Operasi Iron Dome dimulai dengan kegiatan pemantauan. Radar sistem itu memantau langit 24 jam sehari, mencari tanda-tanda peluncuran roket atau proyektil lainnya yang mengarah ke wilayah yang dilindungi.

Begitu roket terdeteksi, sistem secara otomatis mengalkulasi lintasan terbang roket untuk menentukan apakah roket tersebut akan mendarat di area yang dianggap kritis. Jika jawabannya ya, sistem itu langsung beraksi.

Pada saat roket diidentifikasi sebagai ancaman, unit kendali dan pengendalian Iron Dome menginstruksikan peluncuran interceptor Tamir. 

Sistem itu memiliki kemampuan untuk meluncurkan beberapa interceptor secara bersamaan jika beberapa roket ditembakkan secara simultan, yang sering terjadi selama eskalasi konflik.

Keterbatasan Iron Dome

Iron Dome memiliki sejumlah keterbatasan selain kesulitan mendeteksi drone. Salah satu keterbatasan terbesar adalah biaya operasional. Biaya untuk setiap interceptor yang ditembakkan sistem itu relatif tinggi, dan dalam konflik yang intensif di mana banyak roket ditembakkan, biaya tersebut bisa menjadi sangat signifikan.

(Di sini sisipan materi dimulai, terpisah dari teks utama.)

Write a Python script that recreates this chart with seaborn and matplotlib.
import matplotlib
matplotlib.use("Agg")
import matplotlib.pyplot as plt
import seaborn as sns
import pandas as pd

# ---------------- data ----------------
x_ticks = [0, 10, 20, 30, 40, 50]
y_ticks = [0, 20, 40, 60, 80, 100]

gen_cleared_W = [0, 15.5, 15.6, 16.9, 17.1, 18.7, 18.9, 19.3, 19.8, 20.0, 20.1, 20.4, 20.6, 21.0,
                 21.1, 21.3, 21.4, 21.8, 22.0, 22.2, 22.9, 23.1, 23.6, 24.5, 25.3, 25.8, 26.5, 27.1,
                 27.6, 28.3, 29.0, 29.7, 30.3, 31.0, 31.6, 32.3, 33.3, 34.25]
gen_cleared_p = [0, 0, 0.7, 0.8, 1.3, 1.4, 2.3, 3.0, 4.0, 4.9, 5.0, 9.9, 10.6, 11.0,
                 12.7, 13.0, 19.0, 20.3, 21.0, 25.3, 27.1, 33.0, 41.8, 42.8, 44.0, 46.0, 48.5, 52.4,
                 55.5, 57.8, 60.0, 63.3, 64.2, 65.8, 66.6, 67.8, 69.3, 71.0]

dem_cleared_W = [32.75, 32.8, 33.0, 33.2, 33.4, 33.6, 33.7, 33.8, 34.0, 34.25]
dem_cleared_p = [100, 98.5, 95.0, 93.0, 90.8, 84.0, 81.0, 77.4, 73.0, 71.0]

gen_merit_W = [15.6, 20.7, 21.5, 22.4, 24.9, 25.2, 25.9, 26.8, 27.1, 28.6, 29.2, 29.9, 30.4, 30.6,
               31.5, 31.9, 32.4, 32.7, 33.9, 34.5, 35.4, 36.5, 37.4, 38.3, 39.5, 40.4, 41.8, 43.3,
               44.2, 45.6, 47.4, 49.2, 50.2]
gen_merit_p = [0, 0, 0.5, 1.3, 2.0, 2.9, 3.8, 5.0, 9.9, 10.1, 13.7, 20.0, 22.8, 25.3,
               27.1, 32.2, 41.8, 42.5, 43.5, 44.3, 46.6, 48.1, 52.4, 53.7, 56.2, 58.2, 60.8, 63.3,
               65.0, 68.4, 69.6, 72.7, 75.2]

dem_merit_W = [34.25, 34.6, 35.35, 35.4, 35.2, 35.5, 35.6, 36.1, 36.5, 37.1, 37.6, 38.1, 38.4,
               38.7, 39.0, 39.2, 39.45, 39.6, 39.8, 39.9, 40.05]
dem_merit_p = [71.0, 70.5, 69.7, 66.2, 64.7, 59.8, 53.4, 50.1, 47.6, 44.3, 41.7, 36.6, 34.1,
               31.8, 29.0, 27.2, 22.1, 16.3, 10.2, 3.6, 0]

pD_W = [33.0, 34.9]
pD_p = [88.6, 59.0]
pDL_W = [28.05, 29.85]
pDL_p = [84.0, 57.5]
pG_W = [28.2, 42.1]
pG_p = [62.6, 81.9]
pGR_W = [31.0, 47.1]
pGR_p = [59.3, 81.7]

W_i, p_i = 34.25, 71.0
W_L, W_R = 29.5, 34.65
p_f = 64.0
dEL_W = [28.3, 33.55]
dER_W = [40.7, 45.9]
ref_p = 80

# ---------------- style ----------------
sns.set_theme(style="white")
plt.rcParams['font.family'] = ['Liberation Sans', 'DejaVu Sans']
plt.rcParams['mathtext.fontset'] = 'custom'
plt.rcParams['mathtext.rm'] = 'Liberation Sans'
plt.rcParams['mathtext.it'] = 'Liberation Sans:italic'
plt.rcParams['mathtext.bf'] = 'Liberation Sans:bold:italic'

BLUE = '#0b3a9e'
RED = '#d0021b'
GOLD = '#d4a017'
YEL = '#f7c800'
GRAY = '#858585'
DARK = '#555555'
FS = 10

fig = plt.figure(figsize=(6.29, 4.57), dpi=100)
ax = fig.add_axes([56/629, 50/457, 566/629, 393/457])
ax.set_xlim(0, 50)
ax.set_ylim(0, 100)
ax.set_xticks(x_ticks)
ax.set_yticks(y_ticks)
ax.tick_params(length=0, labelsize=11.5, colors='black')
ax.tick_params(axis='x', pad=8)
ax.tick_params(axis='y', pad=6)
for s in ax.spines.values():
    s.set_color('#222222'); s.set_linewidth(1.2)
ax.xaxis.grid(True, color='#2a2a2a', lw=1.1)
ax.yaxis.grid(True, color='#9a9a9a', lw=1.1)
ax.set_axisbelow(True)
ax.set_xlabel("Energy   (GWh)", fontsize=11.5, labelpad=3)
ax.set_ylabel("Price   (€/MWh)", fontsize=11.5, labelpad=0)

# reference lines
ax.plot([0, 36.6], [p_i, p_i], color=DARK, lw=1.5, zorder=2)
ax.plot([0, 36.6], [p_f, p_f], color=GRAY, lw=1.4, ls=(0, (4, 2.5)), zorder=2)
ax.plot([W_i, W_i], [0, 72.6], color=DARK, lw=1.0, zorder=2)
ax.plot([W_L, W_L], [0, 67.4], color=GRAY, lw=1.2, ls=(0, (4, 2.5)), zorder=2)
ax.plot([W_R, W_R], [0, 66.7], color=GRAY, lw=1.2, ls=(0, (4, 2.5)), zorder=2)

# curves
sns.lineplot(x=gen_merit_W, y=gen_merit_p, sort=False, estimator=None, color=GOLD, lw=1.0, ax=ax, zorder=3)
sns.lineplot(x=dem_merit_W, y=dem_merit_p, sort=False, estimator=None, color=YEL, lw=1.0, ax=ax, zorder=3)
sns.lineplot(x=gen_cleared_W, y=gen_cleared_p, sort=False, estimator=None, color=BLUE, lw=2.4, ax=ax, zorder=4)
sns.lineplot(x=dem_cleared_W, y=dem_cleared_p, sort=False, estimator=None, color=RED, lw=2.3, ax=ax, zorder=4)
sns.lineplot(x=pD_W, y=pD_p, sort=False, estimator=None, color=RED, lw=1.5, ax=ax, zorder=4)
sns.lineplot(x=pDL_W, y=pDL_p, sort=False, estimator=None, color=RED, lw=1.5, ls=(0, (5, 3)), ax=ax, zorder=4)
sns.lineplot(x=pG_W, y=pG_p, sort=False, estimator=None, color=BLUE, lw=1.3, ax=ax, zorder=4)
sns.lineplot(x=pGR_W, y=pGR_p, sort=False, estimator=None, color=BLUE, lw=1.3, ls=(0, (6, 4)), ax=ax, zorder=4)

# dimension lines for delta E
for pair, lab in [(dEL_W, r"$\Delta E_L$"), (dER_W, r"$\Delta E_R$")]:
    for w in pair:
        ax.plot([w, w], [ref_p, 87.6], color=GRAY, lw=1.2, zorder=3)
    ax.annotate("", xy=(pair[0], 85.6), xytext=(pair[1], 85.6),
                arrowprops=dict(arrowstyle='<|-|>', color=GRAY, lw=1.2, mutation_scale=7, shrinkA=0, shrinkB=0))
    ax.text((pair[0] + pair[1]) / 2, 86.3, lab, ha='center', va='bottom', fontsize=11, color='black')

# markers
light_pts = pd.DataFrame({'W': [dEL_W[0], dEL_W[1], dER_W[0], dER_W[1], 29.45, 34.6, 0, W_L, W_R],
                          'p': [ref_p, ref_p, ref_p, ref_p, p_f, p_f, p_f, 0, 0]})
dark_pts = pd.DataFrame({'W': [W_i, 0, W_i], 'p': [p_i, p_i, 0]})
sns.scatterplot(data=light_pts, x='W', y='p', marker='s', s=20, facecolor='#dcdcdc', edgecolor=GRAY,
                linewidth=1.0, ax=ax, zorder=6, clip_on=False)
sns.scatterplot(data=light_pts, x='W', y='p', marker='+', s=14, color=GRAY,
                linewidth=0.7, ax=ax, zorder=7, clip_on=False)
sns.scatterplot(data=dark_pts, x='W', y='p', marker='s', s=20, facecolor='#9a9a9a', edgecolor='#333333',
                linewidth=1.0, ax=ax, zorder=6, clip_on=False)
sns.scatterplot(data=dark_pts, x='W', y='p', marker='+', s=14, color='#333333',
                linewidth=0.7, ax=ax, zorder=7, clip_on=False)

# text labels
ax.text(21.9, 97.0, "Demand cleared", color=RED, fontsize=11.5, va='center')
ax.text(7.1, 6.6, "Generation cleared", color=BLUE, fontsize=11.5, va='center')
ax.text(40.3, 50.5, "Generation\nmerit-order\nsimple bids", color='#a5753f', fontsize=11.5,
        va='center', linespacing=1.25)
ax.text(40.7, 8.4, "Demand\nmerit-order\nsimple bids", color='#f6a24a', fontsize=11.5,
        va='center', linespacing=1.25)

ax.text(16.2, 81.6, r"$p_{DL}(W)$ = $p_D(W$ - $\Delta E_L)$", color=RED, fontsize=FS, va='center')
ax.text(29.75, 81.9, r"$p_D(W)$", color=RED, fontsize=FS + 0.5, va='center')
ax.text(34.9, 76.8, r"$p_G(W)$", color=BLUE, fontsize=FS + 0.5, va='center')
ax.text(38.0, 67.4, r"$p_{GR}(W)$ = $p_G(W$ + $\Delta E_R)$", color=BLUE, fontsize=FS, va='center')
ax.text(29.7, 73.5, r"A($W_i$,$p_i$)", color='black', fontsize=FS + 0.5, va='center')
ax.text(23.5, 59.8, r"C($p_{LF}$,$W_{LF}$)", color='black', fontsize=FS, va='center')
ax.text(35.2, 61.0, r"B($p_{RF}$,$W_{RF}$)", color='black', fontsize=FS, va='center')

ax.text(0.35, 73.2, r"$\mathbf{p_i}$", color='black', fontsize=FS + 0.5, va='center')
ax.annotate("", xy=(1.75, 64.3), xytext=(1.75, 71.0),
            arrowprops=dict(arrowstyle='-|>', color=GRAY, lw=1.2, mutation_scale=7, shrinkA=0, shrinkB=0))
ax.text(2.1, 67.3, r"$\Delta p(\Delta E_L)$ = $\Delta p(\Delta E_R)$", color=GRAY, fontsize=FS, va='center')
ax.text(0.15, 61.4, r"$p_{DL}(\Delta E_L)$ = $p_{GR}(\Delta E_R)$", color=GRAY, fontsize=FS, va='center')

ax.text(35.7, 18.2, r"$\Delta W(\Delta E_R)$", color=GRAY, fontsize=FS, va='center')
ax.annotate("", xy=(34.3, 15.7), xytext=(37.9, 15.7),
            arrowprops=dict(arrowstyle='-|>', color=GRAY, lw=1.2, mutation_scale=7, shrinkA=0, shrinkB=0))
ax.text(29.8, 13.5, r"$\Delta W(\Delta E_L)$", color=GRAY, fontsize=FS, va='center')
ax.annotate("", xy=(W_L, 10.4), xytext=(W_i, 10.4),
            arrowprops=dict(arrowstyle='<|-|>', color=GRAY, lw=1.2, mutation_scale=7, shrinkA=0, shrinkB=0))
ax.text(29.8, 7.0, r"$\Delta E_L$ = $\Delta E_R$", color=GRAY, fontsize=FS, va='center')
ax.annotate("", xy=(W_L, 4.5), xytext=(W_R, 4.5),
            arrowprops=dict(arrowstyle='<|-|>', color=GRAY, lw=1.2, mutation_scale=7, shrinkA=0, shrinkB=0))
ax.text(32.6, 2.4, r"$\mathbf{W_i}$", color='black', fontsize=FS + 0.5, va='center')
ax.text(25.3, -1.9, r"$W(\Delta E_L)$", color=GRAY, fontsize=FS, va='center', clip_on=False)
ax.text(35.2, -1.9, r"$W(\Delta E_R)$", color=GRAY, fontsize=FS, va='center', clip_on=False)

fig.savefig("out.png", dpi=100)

Hal itu menimbulkan pertanyaan tentang keberlanjutan finansial sistem dalam skenario konflik jangka panjang atau jika serangan meningkat secara signifikan dalam volume.

 

Keterbatasan lain adalah bahwa sistem itu dirancang terutama untuk menghadapi ancaman dari roket jarak pendek. Ini berarti sistem mungkin kurang efektif terhadap rudal balistik jarak menengah atau jarak jauh, yang memerlukan sistem pertahanan rudal lain yang lebih kompleks dan mahal.

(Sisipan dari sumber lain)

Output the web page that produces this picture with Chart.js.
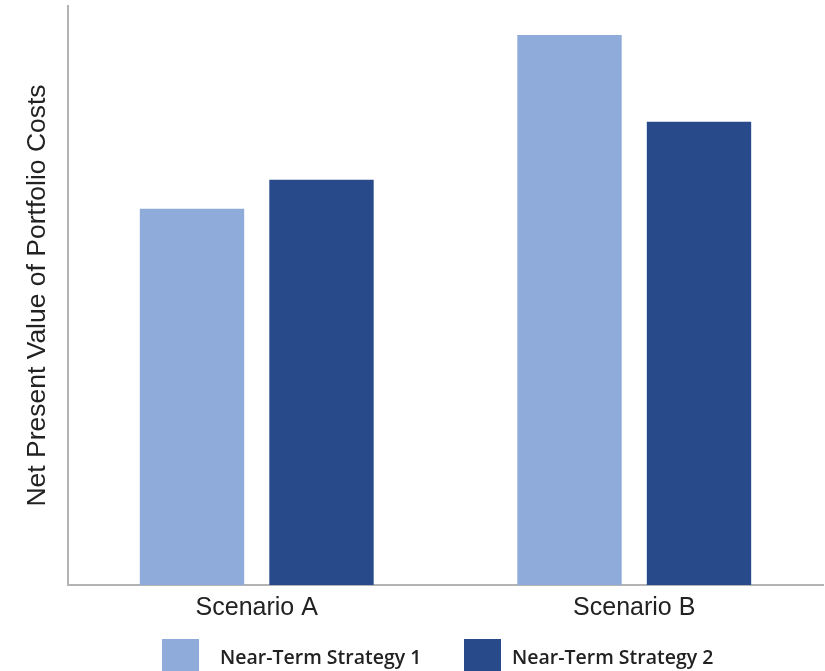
<!DOCTYPE html>
<html>
<head>
<meta charset="utf-8">
<script src="https://cdn.jsdelivr.net/npm/chart.js@4.4.1/dist/chart.umd.min.js"></script>
<style>
  html, body { margin: 0; padding: 0; background: #fff; }
  #wrap { width: 825px; height: 671px; }
</style>
</head>
<body>
<div id="wrap"><canvas id="chart" width="825" height="671"></canvas></div>
<script>
// relative NPV of portfolio costs per scenario
const scenarios = ['Scenario A', 'Scenario B'];
const strategy1 = [65, 95];
const strategy2 = [70, 80];
const seriesNames = ['Near-Term Strategy 1', 'Near-Term Strategy 2'];

const LIGHT = '#8eabd9';
const DARK = '#284a8b';
const AXIS = '#b3b3b3';
const TEXT = '#222';

// legend drawn by hand so the boxes and labels sit where we want them
const bottomLegend = {
  id: 'bottomLegend',
  afterDraw(chart) {
    const ctx = chart.ctx;
    const items = [
      { x: 162, gap: 21 },
      { x: 464, gap: 11 },
    ];
    ctx.save();
    ctx.font = '600 19.5px "Open Sans"';
    ctx.textBaseline = 'middle';
    chart.data.datasets.forEach((ds, i) => {
      const it = items[i];
      ctx.fillStyle = ds.backgroundColor;
      ctx.fillRect(it.x, 639, 37, 40);
      ctx.fillStyle = TEXT;
      ctx.fillText(ds.label, it.x + 37 + it.gap, 658);
    });
    ctx.restore();
  },
};

new Chart(document.getElementById('chart'), {
  type: 'bar',
  data: {
    labels: scenarios,
    datasets: [
      { label: seriesNames[0], data: strategy1, backgroundColor: LIGHT },
      { label: seriesNames[1], data: strategy2, backgroundColor: DARK },
    ],
  },
  options: {
    responsive: false,
    animation: false,
    layout: { padding: { top: 6, right: 2, bottom: 0, left: 0 } },
    categoryPercentage: 0.686,
    barPercentage: 0.806,
    plugins: {
      legend: { display: false },
      tooltip: { enabled: false },
    },
    scales: {
      x: {
        grid: { display: false },
        border: { display: true, color: AXIS, width: 2 },
        ticks: {
          color: TEXT,
          padding: 0,
          font: { family: '"Liberation Sans", Arial, sans-serif', size: 25 },
        },
        afterFit(axis) { axis.height = 86; },
      },
      y: {
        min: 0,
        max: 100,
        grid: { display: false },
        border: { display: true, color: AXIS, width: 2 },
        ticks: { display: false },
        title: {
          display: true,
          text: 'Net Present Value of Portfolio Costs',
          color: TEXT,
          padding: { top: 22, bottom: 0 },
          font: { family: '"Liberation Sans", Arial, sans-serif', size: 26.5 },
        },
        afterFit(axis) { axis.width = 68; },
      },
    },
  },
  plugins: [bottomLegend],
});
</script>
</body>
</html>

Iron Dome juga memiliki keterbatasan dalam menghadapi serangan yang diluncurkan secara simultan dari banyak lokasi, karena ada batas jumlah target yang dapat diintersep secara bersamaan.

Terakhir, efektivitas Iron Dome sangat tergantung pada keakuratan dan kecepatan data intelijen yang diterima. Kesalahan dalam prediksi atau kegagalan dalam sistem pengawasan dapat mengurangi efektivitas sistem dalam menanggapi serangan.